Significant economic, regulatory and political uncertainties in 2020 should prompt board of directors members to evaluate, and take steps to mitigate, potential downside risks facing their businesses. Certain challenges commonly associated with economic downturns, such as a reduction in access to public and private capital markets, may be difficult for corporate boards to fully hedge against.
To prepare for these challenges, directors should be familiar with general legal and practical principles associated with operating in a low liquidity environment.
Evaluate Evolving Conditions
Directors should ensure that informational systems and controls are reviewed and established to ensure that management provides timely, accurate and complete financial and operational information to board members. Corporate directors should carefully review any information provided by management and insist upon clear and unambiguous answers to any questions raised by such review and consider whether the timing and content of board updates should be modified to address the evolving situation.
Any early signs of financial distress should be addressed with appropriate operational and reporting changes, and may merit an evaluation of available restructuring options with independent advisors.
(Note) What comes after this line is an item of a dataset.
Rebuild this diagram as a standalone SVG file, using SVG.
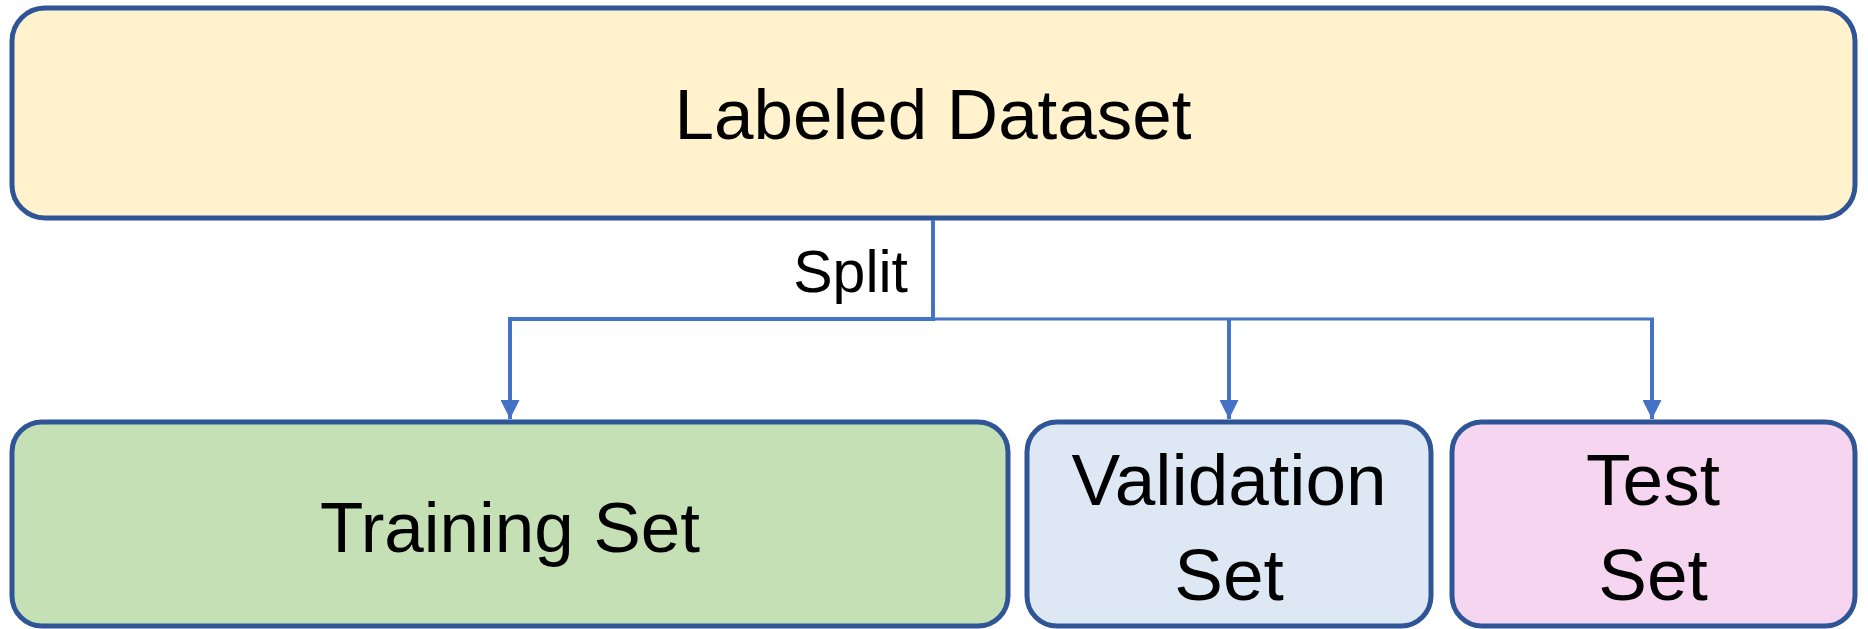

Understand Fiduciary Duties
While directors are undoubtedly aware of their fiduciary duties, they should also consider that a weak economic environment may enlarge the group of stakeholders with standing (and motivation) to bring a derivative claim for breach of fiduciary duty.
In Delaware, for example, creditors gain standing to bring such a claim when a company becomes insolvent as judged by the company's balance sheet. Against the backdrop of such suits and the shifting group of stakeholders to whom corporate directors may become responsible, they should rely on external counsel to provide advice on the scope of their duties.
An important defense against allegations of breached fiduciary duty lies in scheduling regular board meetings and keeping well-developed records showing the board's consideration of various alternatives and input from advisors.
Review Access to Capital and Existing Restrictions
To decrease the likelihood of a liquidity crunch or crisis, corporate directors should understand the contractual restrictions imposed on their business's ability to raise capital. These include limitations arising from lending agreements or agreements with shareholders.